The failures and shortcomings. The lust. The moment of sexual innocence lost and the endless cycle of pain and despair; the flood of haunting memories that curse my dreams. The well-placed arrows and piercing daggers; the years of masturbation and images of women that I had scourged over. The women I had used, but deeper still, the ones that had used me.  I weep... because scoop by scoop, piece by piece, hole by hole... He is removing the guilt and extracting the pain. I want to stop (I am weeping And  my neighbors will likely soon be at my door) but I can't - I can't let go. I’m not going to stop short of... ... silence. The tears stop. The voice returns.

It is good, it is good. It is very good” (His words only after creating Man in His image).

I made it through parts of Wild at Heart years ago, but the weight of sin and shame left me a casualty of war, lying wounded on the battlefield. I never believed my heart could still be good... not after years of my sinful hypocrisy and the forced outward smile. Now, here I am... God was always moving and still speaking, but now... "they might see with their eyes, hear with their ears, understand with their hearts and turn, and I would heal them." (Matthew 13:15)

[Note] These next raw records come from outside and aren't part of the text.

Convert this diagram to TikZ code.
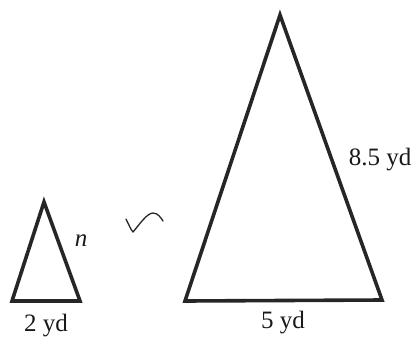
\documentclass[tikz,border=0pt]{standalone}
\usepackage{fontspec}
\setmainfont{Liberation Serif}
\begin{document}
\begin{tikzpicture}[x=1pt,y=-1pt,
  tri/.style={draw=black!85, line width=3.6pt, line join=miter},
  lbl/.style={inner sep=0pt, font=\fontsize{25}{28}\selectfont, text=black!90}]
\useasboundingbox (0,0) rectangle (419,337);
% small triangle
\coordinate (sa) at (44,202);
\coordinate (sl) at (12,301);
\coordinate (sr) at (80,301);
\draw[tri] (sa) -- (sl) -- (sr) -- cycle;
\node[lbl] (n) at (81,241) {\textit{n}};
\node[lbl] (two) at (46,326) {2 yd};
% similarity sign
\draw[black!85, line width=1.3pt, line cap=round, line join=round]
  (126,219) .. controls (129,225) and (131,230) .. (133,232)
  .. controls (139,225) and (147,213) .. (153,213)
  .. controls (158,213) and (161,218) .. (163,221);
% large triangle
\coordinate (la) at (280,15);
\coordinate (ll) at (185,301);
\coordinate (lr) at (382,300);
\draw[tri] (la) -- (ll) -- (lr) -- cycle;
\node[lbl] (eight) at (380,160) {8.5 yd};
\node[lbl] (five) at (283,323) {5 yd};
\end{tikzpicture}
\end{document}
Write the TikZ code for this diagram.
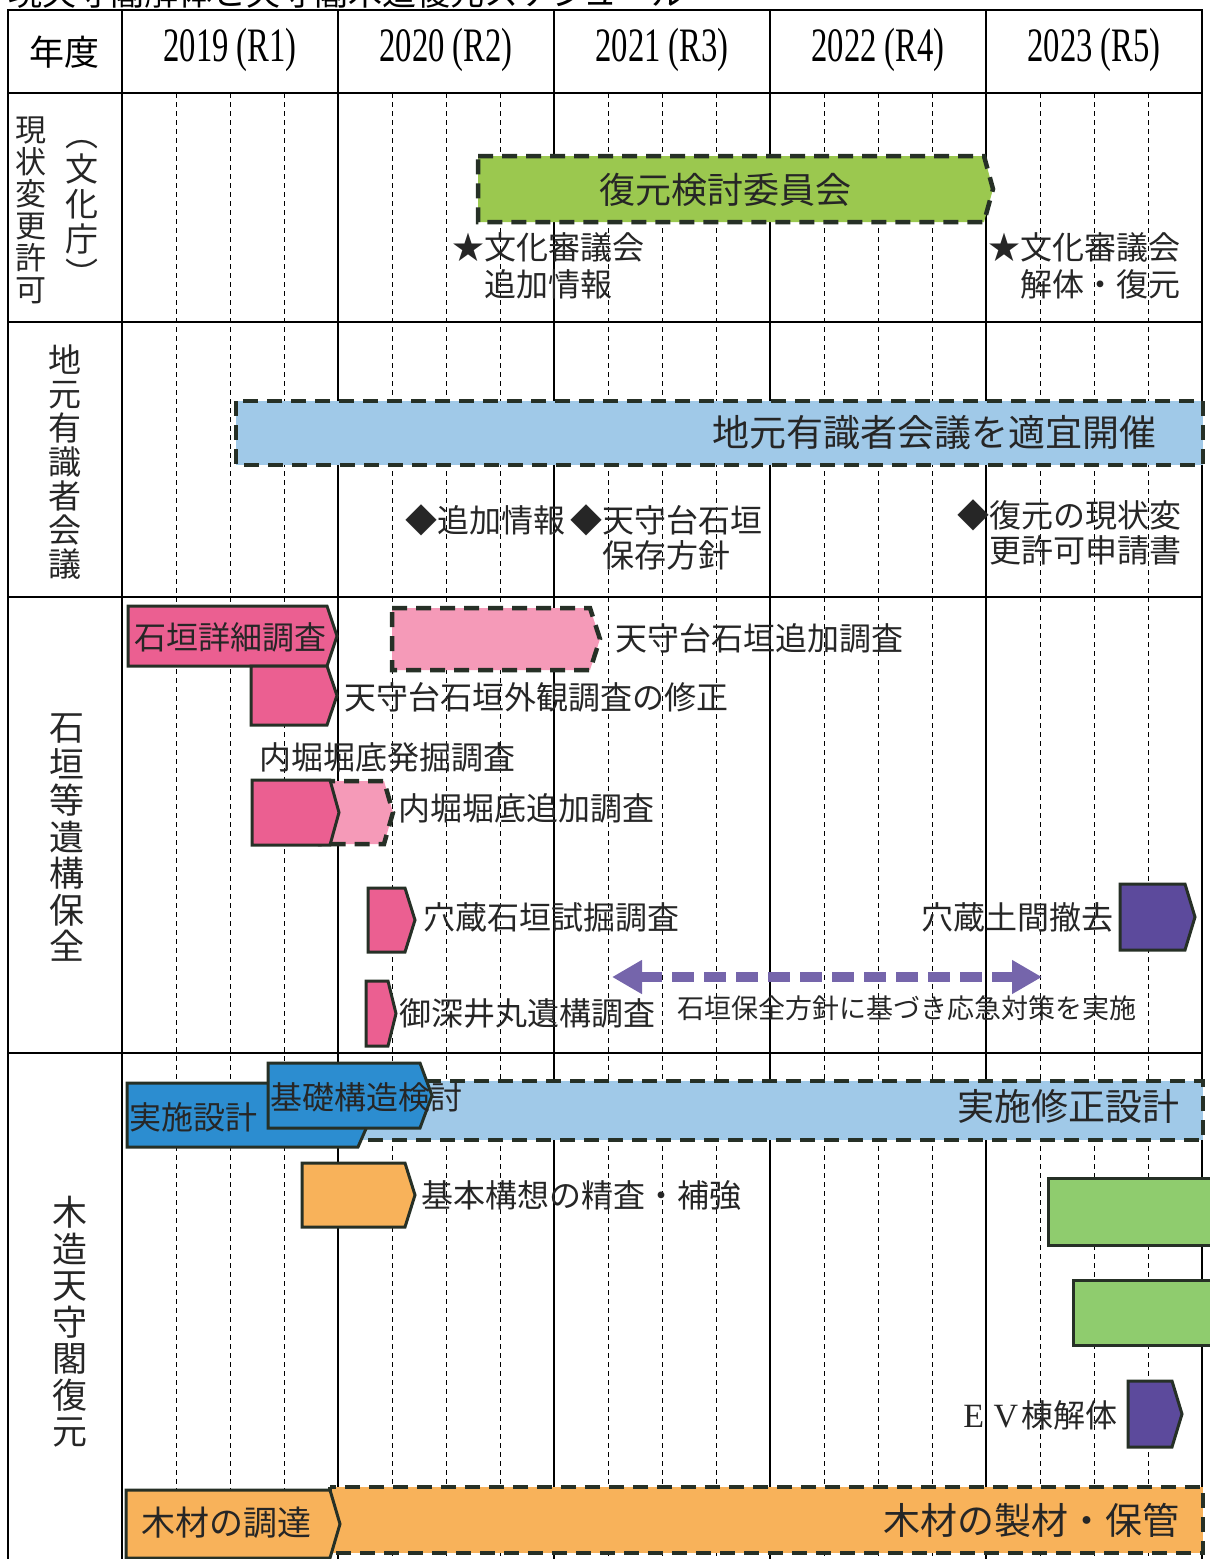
\documentclass[tikz,border=0pt]{standalone}
\usepackage{fontspec}
\setmainfont{Liberation Serif}
\newfontfamily\jp{Noto Sans CJK JP}
\usetikzlibrary{arrows.meta}
\definecolor{cgreen}{HTML}{9BC84F}
\definecolor{cblue}{HTML}{A0C9E8}
\definecolor{cpink}{HTML}{EB5F91}
\definecolor{clpink}{HTML}{F59AB8}
\definecolor{cpurple}{HTML}{5C4A9C}
\definecolor{cdblue}{HTML}{2C8DD0}
\definecolor{corange}{HTML}{F8B25A}
\definecolor{clgreen}{HTML}{8FCC6E}
\definecolor{edgec}{HTML}{263026}
\newcommand{\chev}[6][]{\path[#1] (#2,#3) -- (#4,#3) -- (#5,{(#3+#6)/2}) -- (#4,#6) -- (#2,#6) -- cycle;}
\newcommand{\yr}[1]{\scalebox{0.68}[1]{\fontsize{48}{48}\selectfont #1}}
\tikzset{
  major/.style={draw=black, line width=1.3pt},
  minor/.style={draw=black, line width=1pt, dash pattern=on 5pt off 4pt},
  solidbox/.style={draw=edgec, line width=3pt, line join=miter},
  dashbox/.style={draw=edgec, line width=4.5pt, dash pattern=on 15pt off 9pt},
  jt/.style={font=\jp\fontsize{32}{36}\selectfont, inner sep=0pt, text=black!85},
  jbig/.style={font=\jp\fontsize{37}{40}\selectfont, inner sep=0pt, text=black!85},
  vlab/.style={inner sep=0pt, align=center, text=black!85},
}
\begin{document}
\begin{tikzpicture}[x=1pt,y=-1pt]
\useasboundingbox (0,0) rectangle (1210,1559);
% clipped title
\begin{scope}
\clip (0,0) rectangle (1210,1559);
\node[anchor=base west, font=\jp\fontsize{34}{34}\selectfont, inner sep=0pt] (title) at (8,5) {現天守閣解体と天守閣木造復元スケジュール};
\end{scope}
% grid
\foreach \i in {0,...,4}{\foreach \q in {1,2,3}{\draw[minor] ({122+\i*216+\q*54},93) -- ({122+\i*216+\q*54},1559);}}
\foreach \i in {1,...,4}{\draw[major] ({122+\i*216},10) -- ({122+\i*216},1559);}
\draw[major] (8,1570) -- (8,10) -- (1202,10) -- (1202,1570);
\draw[major] (122,10) -- (122,1559);
\foreach \yy in {93,322,597,1053}{\draw[major] (8,\yy) -- (1202,\yy);}
% header
\node[font=\jp\fontsize{35}{35}\selectfont, inner sep=0pt] (hnen) at (65,52) {年度};
\node[inner sep=0pt] (h19) at (230,50) {\yr{2019 (R1)}};
\node[inner sep=0pt] (h20) at (446,50) {\yr{2020 (R2)}};
\node[inner sep=0pt] (h21) at (662,50) {\yr{2021 (R3)}};
\node[inner sep=0pt] (h22) at (878,50) {\yr{2022 (R4)}};
\node[inner sep=0pt] (h23) at (1094,50) {\yr{2023 (R5)}};
% row labels
\node[vlab, font=\jp\fontsize{31}{32}\selectfont] (l1a) at (31,210) {現\\状\\変\\更\\許\\可};
\node[vlab, font=\jp\fontsize{33}{35}\selectfont] (l1b) at (82,213) {︵\\文\\化\\庁\\︶};
\node[vlab, font=\jp\fontsize{33}{34}\selectfont] (l2) at (65,462) {地\\元\\有\\識\\者\\会\\議};
\node[vlab, font=\jp\fontsize{35}{36.5}\selectfont] (l3) at (67,838) {石\\垣\\等\\遺\\構\\保\\全};
\node[vlab, font=\jp\fontsize{35}{36.5}\selectfont] (l4) at (70,1322) {木\\造\\天\\守\\閣\\復\\元};
% row 1
\chev[fill=cgreen, dashbox]{478}{156}{984}{993}{222}
\node[font=\jp\fontsize{36}{36}\selectfont, inner sep=0pt, text=black!85] (iinkai) at (725,190) {復元検討委員会};
\node[jt, anchor=west, align=left, font=\jp\fontsize{32}{37}\selectfont] (bunka1) at (452,266) {★文化審議会\\　追加情報};
\node[jt, anchor=west, align=left, font=\jp\fontsize{32}{37}\selectfont] (bunka2) at (988,266) {★文化審議会\\　解体・復元};
% row 2
\path[fill=cblue, dashbox] (236,401) rectangle (1203,465);
\node[jbig, anchor=east] (chimoto) at (1157,433) {地元有識者会議を適宜開催};
\node[jt, anchor=west] (tsuika) at (405,520) {◆追加情報};
\node[jt, anchor=west, align=left, font=\jp\fontsize{32}{35}\selectfont] (hozon) at (570,537) {◆天守台石垣\\　保存方針};
\node[jt, anchor=west, align=left, font=\jp\fontsize{32}{35}\selectfont] (shinsei) at (957,532) {◆復元の現状変\\　更許可申請書};
% row 3
\chev[fill=cpink, solidbox]{128}{606}{327}{337}{666}
\node[jt] (ishigaki) at (230,637) {石垣詳細調査};
\chev[fill=cpink, solidbox]{251}{666}{327}{337}{725}
\node[jt, anchor=west] (gaikan) at (344,697) {天守台石垣外観調査の修正};
\chev[fill=clpink, dashbox]{392}{608}{590}{600}{670}
\node[jt, anchor=west] (tsuikachosa) at (615,638) {天守台石垣追加調査};
\node[jt, anchor=west] (hakkutsu) at (259,757) {内堀堀底発掘調査};
\chev[fill=clpink, dashbox]{320}{781}{384}{393}{844}
\chev[fill=cpink, solidbox]{252}{780}{330}{339}{845}
\node[jt, anchor=west] (horizoko) at (398,808) {内堀堀底追加調査};
\chev[fill=cpink, solidbox]{368}{888}{405}{415}{952}
\node[jt, anchor=west] (anagura) at (423,917) {穴蔵石垣試掘調査};
\node[jt, anchor=east] (doma) at (1114,917) {穴蔵土間撤去};
\chev[fill=cpurple, solidbox]{1120}{884}{1185}{1195}{950}
\chev[fill=cpink, solidbox]{366}{981}{388}{396}{1046}
\node[jt, anchor=west] (ofukai) at (399,1013) {御深井丸遺構調査};
\node[anchor=west, font=\jp\fontsize{27}{27}\selectfont, inner sep=0pt, text=black!85] (oukyu) at (677,1008) {石垣保全方針に基づき応急対策を実施};
\coordinate (arrL) at (612,977);
\coordinate (arrR) at (1042,977);
\draw[cpurple!85, line width=10pt, dash pattern=on 22pt off 10pt, {Triangle[length=30pt,width=32pt]}-{Triangle[length=30pt,width=32pt]}] (arrL) -- (arrR);
% row 4
\path[fill=cblue, dashbox] (355,1081) rectangle (1203,1140);
\node[jbig, anchor=east] (shusei) at (1180,1106) {実施修正設計};
\chev[fill=cdblue, solidbox]{127}{1083}{358}{372}{1147}
\chev[fill=cdblue, solidbox]{268}{1063}{420}{432}{1128}
\node[jt, anchor=west] (jisshi) at (129,1117) {実施設計};
\node[jt, anchor=west] (kiso) at (270,1097) {基礎構造検討};
\chev[fill=corange, solidbox]{302}{1163}{405}{415}{1227}
\node[jt, anchor=west] (kihon) at (421,1195) {基本構想の精査・補強};
\path[fill=clgreen, solidbox] (1048,1178) rectangle (1220,1245);
\path[fill=clgreen, solidbox] (1073,1280) rectangle (1220,1345);
\node[anchor=east, inner sep=0pt, text=black!85] (ev) at (1118,1415) {\makebox[32pt]{\fontsize{34}{34}\selectfont E}\makebox[32pt]{\fontsize{34}{34}\selectfont V}{\jp\fontsize{32}{32}\selectfont 棟解体}};
\chev[fill=cpurple, solidbox]{1128}{1381}{1172}{1182}{1447}
\path[fill=corange, dashbox] (330,1487) rectangle (1203,1553);
\node[jbig, anchor=east] (seizai) at (1180,1520) {木材の製材・保管};
\chev[fill=corange, solidbox]{126}{1490}{330}{340}{1558}
\node[jt, font=\jp\fontsize{34}{34}\selectfont] (chotatsu) at (226,1523) {木材の調達};
\end{tikzpicture}
\end{document}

I look forward to the rest of my journey with my Savior.. I am. a man fully

alive. - Peter

09 AM
Jun 09, 2009

After eight years of feeling like there was a veil between me and my Father in heaven, yesterday morning it was lifted, and it was incredible.  I have been reading “Walking with God” for three weeks now and started using the personal study guide.  For the first time, I prayed what the Lord revealed was opposing my walk with Him, what was making it hard for me to hear his voice.  False accusation, distraction, diminishment and spiritual blindness (Fog of War). I prayed it once, then, at His prompting, once more.  Then I paused.  I heard Him say "family" so I prayed for the binding of those things from my wife and daughter as well.  Waited.  I asked Him to show what I need to do to be a better father and husband.  Of my daughter He said, "Be with her.  Accept her.  Don't ignore her."  Of my wife: "Don't accuse, accept her. . ."  All these things mean something very specific to me personally.  Then out of what seemed like nowhere, Christ showed up.  I felt his spirit well up in me and immediately the enemy jumped in to diminish it.  "That's not Him."  But a voice interjected, "No, it's me."  "No, it’s the Holy Spirit," I agreed. I began to weep and laugh and feel his love.  From the center of my being to the tips of my fingers.  I have only felt that once, eight years ago at the beginning of my personal battle and always assumed it was a fluke.  Someone's blessing wrongly given to me.  How could I be chosen in that way?  Now, when I least expected it, (and God's timing is incredible) He reveals He was there all along.  The Evil One had just been blocking me.  It was no mistake so stop striving.  It's as if now all the things I felt prompted by God to begin in my life but didn't over fear of being wrong, had all along been right.  I have the green light, the go ahead, permission.  I have His assurance that no matter what happens, He is in control, as He always has been.  That I am truly His.  What clarity.  What Love.  WHAT FREEDOM!!